If there’s one term that’s reverberated throughout AR and VR circles more than any other in the past year, it’s metaverse. And though it has become co-opted, conflated and clouded through overuse in corporate marketing, it does represent some legitimate principles worth examining.
For example, though it’s often lumped together as a monolithic term, the metaverse could have a few tracks. One track includes purely virtual and immersive worlds, accessed through VR and other devices. Another track involves digital twins of the physical world, unlocked through AR.
But we’re so early that even that framework may be wrong. Indeed, it’s too early to define the metaverse in certain terms because it will be a moving target as it grows into its own skin. Even its naming is uncertain. But we still can begin to conceptualize it as a thought exercise.
And that’s the topic of a recent ARtillery Intelligence report, and an episode of ARtillery Briefs. We break down the latter below, including embedded video and narrative takeaways.
Starting with the first track noted above, it involves digital domains that host time-synchronous interactions among place-shifted participants. Mark Zuckerberg describes it as an “embodied internet,” offering the connectivity, utility, and entertainment of the web, but fleshed out in 3D.
And this is often discussed in VR terms, with today’s exemplars being Altspace VR, Rec Room, and VRChat. But we also have non-VR 3D worlds like Fortnite, Roblox, and even Second Life.
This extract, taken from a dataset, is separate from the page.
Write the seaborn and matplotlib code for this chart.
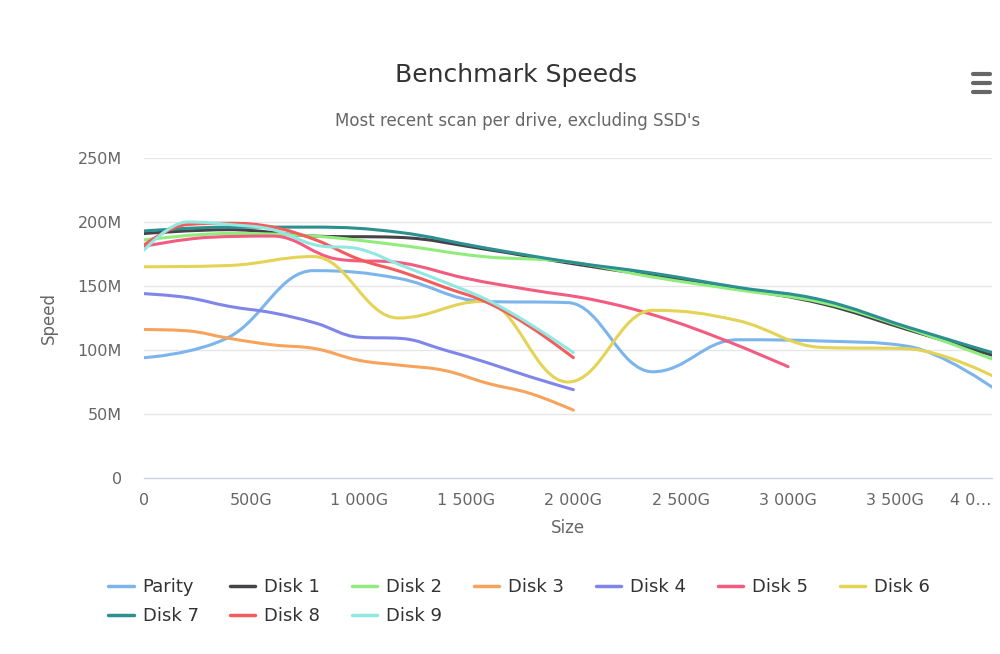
import numpy as np
import pandas as pd
import seaborn as sns
import matplotlib.pyplot as plt
from matplotlib.path import Path
from matplotlib.patches import PathPatch
from matplotlib.lines import Line2D

# drive names and colours (highcharts default palette)
drives = ['Parity', 'Disk 1', 'Disk 2', 'Disk 3', 'Disk 4',
          'Disk 5', 'Disk 6', 'Disk 7', 'Disk 8', 'Disk 9']
colors = ['#7cb5ec', '#434348', '#90ed7d', '#f7a35c', '#8085e9',
          '#f15c80', '#e4d354', '#2b908f', '#f45b5b', '#91e8e1']

# scan positions in G (10 % steps of each drive size)
pos_4t = [0, 395, 790, 1185, 1580, 1975, 2370, 2765, 3160, 3555, 3950]
pos_3t = [0, 300, 600, 900, 1200, 1500, 1800, 2100, 2400, 2700, 3000]
pos_2t = [0, 200, 400, 600, 800, 1000, 1200, 1400, 1600, 1800, 2000]

# speeds in M
parity = [94, 110, 162, 156, 138, 137, 83, 108, 107, 103, 71]
disk1 = [191, 194, 189, 188, 179, 168, 158, 148, 136, 116, 96]
disk2 = [186, 191, 189, 182, 173, 169, 157, 147, 137, 117, 93]
disk3 = [116, 115, 109, 104, 101, 92, 88, 84, 74, 66, 53]
disk4 = [144, 141, 134, 129, 121, 110, 109, 100, 90, 79, 69]
disk5 = [181, 188, 189, 171, 168, 156, 147, 139, 126, 108, 87]
disk6 = [165, 166, 173, 125, 138, 75, 131, 123, 102, 101, 80]
disk7 = [193, 196, 196, 192, 180, 169, 160, 149, 139, 118, 98]
disk8 = [182, 198, 199, 196, 186, 171, 161, 149, 137, 118, 94]
disk9 = [178, 200, 198, 194, 182, 179, 166, 153, 139, 120, 98]

speeds = [parity, disk1, disk2, disk3, disk4, disk5, disk6, disk7, disk8, disk9]
positions = [pos_4t, pos_4t, pos_4t, pos_2t, pos_2t, pos_3t, pos_4t, pos_4t, pos_2t, pos_2t]

rows = []
for name, xs, ys in zip(drives, positions, speeds):
    for x, y in zip(xs, ys):
        rows.append({'drive': name, 'size': x, 'speed': y})
df = pd.DataFrame(rows)


def spline_path(xs, ys, smoothing=1.5):
    # same bezier control points as a highcharts "spline" series
    xs = np.asarray(xs, float)
    ys = np.asarray(ys, float)
    n = len(xs)
    denom = smoothing + 1
    ctrl = []
    for i in range(n):
        if 0 < i < n - 1:
            lx = (smoothing * xs[i] + xs[i - 1]) / denom
            ly = (smoothing * ys[i] + ys[i - 1]) / denom
            rx = (smoothing * xs[i] + xs[i + 1]) / denom
            ry = (smoothing * ys[i] + ys[i + 1]) / denom
            corr = (ry - ly) * (rx - xs[i]) / (rx - lx) + ys[i] - ry
            ly += corr
            ry += corr
            if ly > ys[i - 1] and ly > ys[i]:
                ly = max(ys[i - 1], ys[i])
                ry = 2 * ys[i] - ly
            elif ly < ys[i - 1] and ly < ys[i]:
                ly = min(ys[i - 1], ys[i])
                ry = 2 * ys[i] - ly
            if ry > ys[i + 1] and ry > ys[i]:
                ry = max(ys[i + 1], ys[i])
                ly = 2 * ys[i] - ry
            elif ry < ys[i + 1] and ry < ys[i]:
                ry = min(ys[i + 1], ys[i])
                ly = 2 * ys[i] - ry
            ctrl.append((lx, ly, rx, ry))
        else:
            ctrl.append((xs[i], ys[i], xs[i], ys[i]))
    verts = [(xs[0], ys[0])]
    codes = [Path.MOVETO]
    for i in range(1, n):
        verts += [(ctrl[i - 1][2], ctrl[i - 1][3]), (ctrl[i][0], ctrl[i][1]), (xs[i], ys[i])]
        codes += [Path.CURVE4] * 3
    return Path(verts, codes)


sns.set_theme(style='white')
plt.rcParams['font.family'] = ['DejaVu Sans']

fig = plt.figure(figsize=(10, 6.54), dpi=100)
ax = fig.add_axes([0.144, 1 - 478 / 654, 0.848, 320 / 654])

sns.lineplot(data=df, x='size', y='speed', hue='drive', palette=colors,
             hue_order=drives, estimator=None, sort=True, legend=False, ax=ax)

# smooth the seaborn lines into splines
for line, color in zip(ax.get_lines(), colors):
    xs, ys = line.get_data()
    line.set_visible(False)
    ax.add_patch(PathPatch(spline_path(xs, ys), facecolor='none', edgecolor=color,
                           lw=2.2, capstyle='round', joinstyle='round', zorder=3))

ax.set_xlim(0, 3950)
ax.set_ylim(0, 250)
ax.set_xticks([0, 500, 1000, 1500, 2000, 2500, 3000, 3500])
ax.set_xticklabels(['0', '500G', '1 000G', '1 500G', '2 000G', '2 500G', '3 000G', '3 500G'])
ax.set_yticks([0, 50, 100, 150, 200, 250])
ax.set_yticklabels(['0', '50M', '100M', '150M', '200M', '250M'])
ax.text(3849, -0.046, '4 0…', transform=ax.get_xaxis_transform(), ha='center', va='top',
        fontsize=11.5, color='#666666')

ax.grid(axis='y', color='#e6e6e6', lw=1)
ax.grid(axis='x', visible=False)
for s in ['top', 'right', 'left']:
    ax.spines[s].set_visible(False)
ax.spines['bottom'].set_color('#ccd6eb')
ax.spines['bottom'].set_linewidth(1)
ax.tick_params(axis='x', length=7, color='#ccd6eb', width=1, pad=4, labelsize=11.5, labelcolor='#666666')
ax.tick_params(axis='y', length=0, pad=16, labelsize=11.5, labelcolor='#666666')
ax.set_xlabel('Size', fontsize=12, color='#666666', labelpad=8)
ax.set_ylabel('Speed', fontsize=12, color='#666666', labelpad=14)

fig.text(0.516, 1 - 75 / 654, 'Benchmark Speeds', ha='center', va='center', fontsize=18, color='#333333')
fig.text(0.518, 1 - 121 / 654, "Most recent scan per drive, excluding SSD's", ha='center', va='center',
         fontsize=12, color='#666666')

# menu icon
for yy in [74, 83, 92]:
    fig.add_artist(Line2D([0.973, 0.990], [1 - yy / 654] * 2, color='#666666', lw=3))

# legend filled row by row (matplotlib fills column by column)
order = [0, 7, 1, 8, 2, 9, 3, 4, 5, 6]
handles = [Line2D([], [], color=colors[i], lw=2.5) for i in order]
labels = [drives[i] for i in order]
fig.legend(handles, labels, ncol=7, loc='upper left', bbox_to_anchor=(0.092, 1 - 562 / 654),
           frameon=False, fontsize=13, handlelength=1.4, handletextpad=0.5,
           columnspacing=1.75, labelspacing=0.6, labelcolor='#333333')

fig.savefig('out.png', dpi=100)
These are what our friend Charlie Fink calls “lowercase-m” metaverses versus The Metaverse.
This is just one example of the definitional jockeying around what the metaverse is and isn’t. The truth may be that it’s none of these things….yet. But though we can’t put our finger on what it is or will be, there’s some consensus about metaverse properties that should be in place.
For example, it should be interoperable so that users can move between domains with consistent identities or assets. It should also be open and operate on common standards. When adding up the items on this list, there’s a common model staring us right in the face: the web.
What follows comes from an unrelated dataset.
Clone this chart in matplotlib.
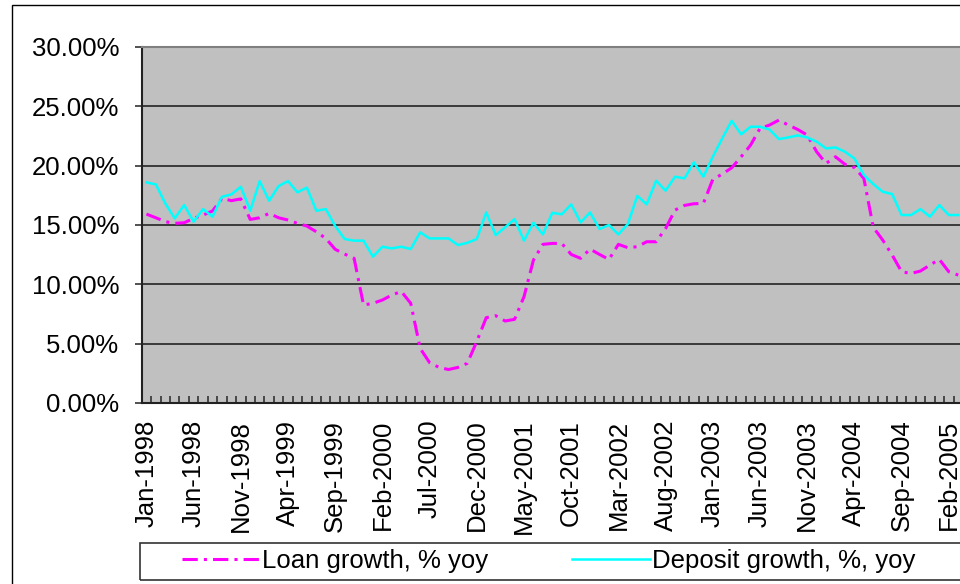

Breaking that down, the web today offers a balance of proprietary business interests and common standards of interoperability. For the latter, it has the browser, and protocols like HTTPS. For all these reasons, the metaverse could stem from today’s web rather than replace it.
As for the second metaverse track – that which synchronizes with the physical world – the thinking follows an existing construct: The AR cloud. This is all about data that’s geo-anchored to places and things to enable AR devices to evoke the right graphics at the right time.
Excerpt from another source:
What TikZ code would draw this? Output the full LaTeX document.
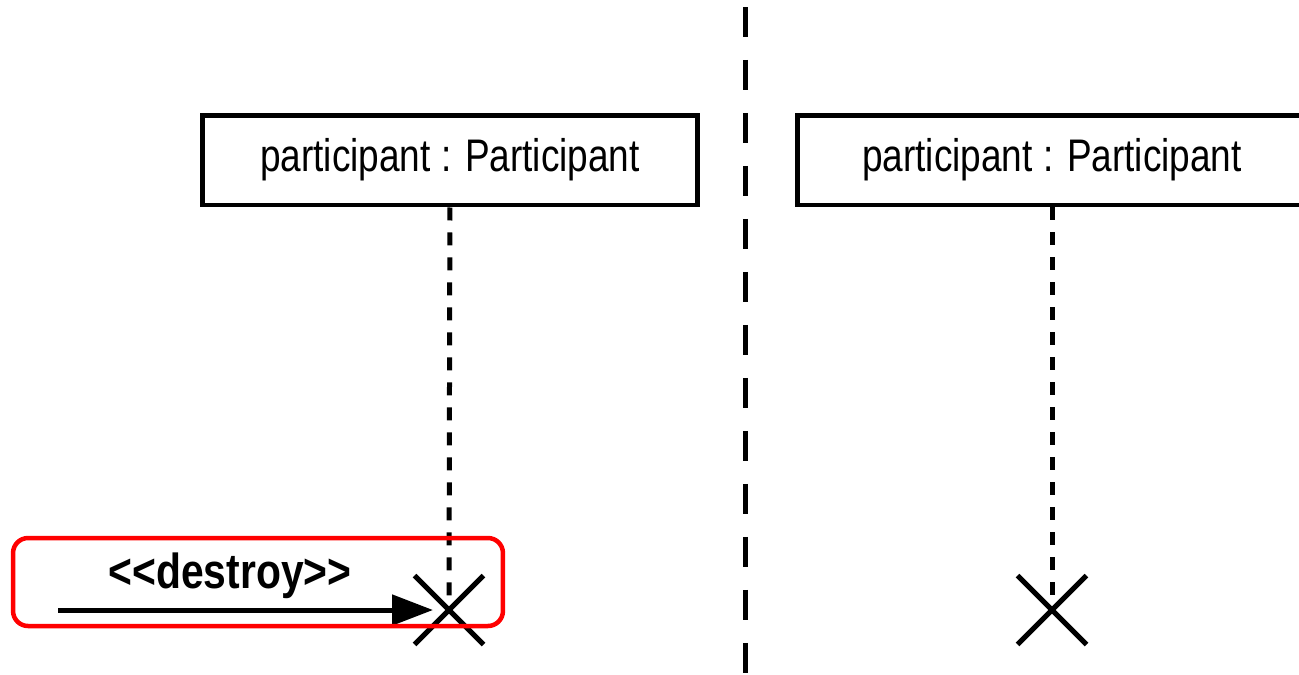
\documentclass[tikz,border=0pt]{standalone}
\usepackage{fontspec}
\setmainfont{Liberation Sans}
\newfontfamily\narrowfont[FakeStretch=0.81]{Liberation Sans}
\newfontfamily\msgfont[FakeStretch=0.83]{Liberation Sans}
\usetikzlibrary{arrows.meta,shapes.misc}

\begin{document}
\begin{tikzpicture}[x=0.02cm,y=-0.02cm,
    obj/.style={draw,line width=0.1cm,minimum width=9.9cm,minimum height=1.8cm,
      inner sep=0pt,font=\narrowfont\fontsize{26}{30}\selectfont},
    life/.style={line width=0.1cm,dash pattern=on 0.26cm off 0.24cm},
    kill/.style={draw,cross out,line width=0.1cm,minimum size=1.28cm,inner sep=0pt}]
  \useasboundingbox (0,0) rectangle (1299,674);
  % boundary between the two cases
  \draw [line width=0.1cm,dash pattern=on 0.6cm off 0.46cm,dash phase=0.92cm] (745,0) -- (745,674);
  \node [obj] (p1) at (450,160) {participant : Participant};
  \node [obj,minimum width=10.2cm] (p2) at (1052,160) {participant : Participant};
  \node [kill] (x1) at (449,610) {};
  \node [kill] (x2) at (1052,610) {};
  \draw [life] (p1) -- (x1.center);
  \draw [life] (p2) -- (x2.center);
  % destroy message
  \coordinate (src) at (58,610);
  \draw [line width=0.1cm,-{Triangle[length=0.82cm,width=0.6cm]},shorten >=0.32cm] (src) -- (x1.center);
  \node (msg) [anchor=base,font=\msgfont\bfseries\fontsize{28}{32}\selectfont] at (230,588)
    {\textless\textless destroy\textgreater\textgreater};
  \node (hl) [draw=red,line width=0.09cm,rounded corners=0.3cm,minimum width=9.8cm,minimum height=1.76cm] at (258,582) {};
\end{tikzpicture}
\end{document}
Several tech giants today are building platforms around this vision. Niantic’s Lightship is one example. And then there’s Google, which is working to annotate and index the physical world, just like it created massive value indexing the web 2.0 years ago. We call this the Internet of Places.
Speaking of Google, this real-world metaverse (or metavearth), will need a filtration system that governs the relevance of the 3D content that you’re served throughout the day. In other words, what will be the browser of the physical-world metaverse, and what will be its search engine?
But all of that just scratches the surface and you can read more in the full report. In closing, we’ll reiterate that a fully actualized metaverse could be years or even decades away. And its use cases are still largely unknown or unimagined. It’s like trying to conceptualize the iPhone in 1985.
Or more recently, consider Uber: no one thought of Uber when the iPhone launched. It took a few years of living with the new form factor for native thinking to seep into the developer mindset. The same goes for Foursquare, Spotify, Snapchat, and several other smartphone-native innovations.
So the metaverse could follow that same developmental path. But though it will take a while, there will be meaningful activity along the way, some of which we’re already seeing in AR and VR. Or, as our friend Amy Peck says, the metaverse will be as much about the journey as the destination.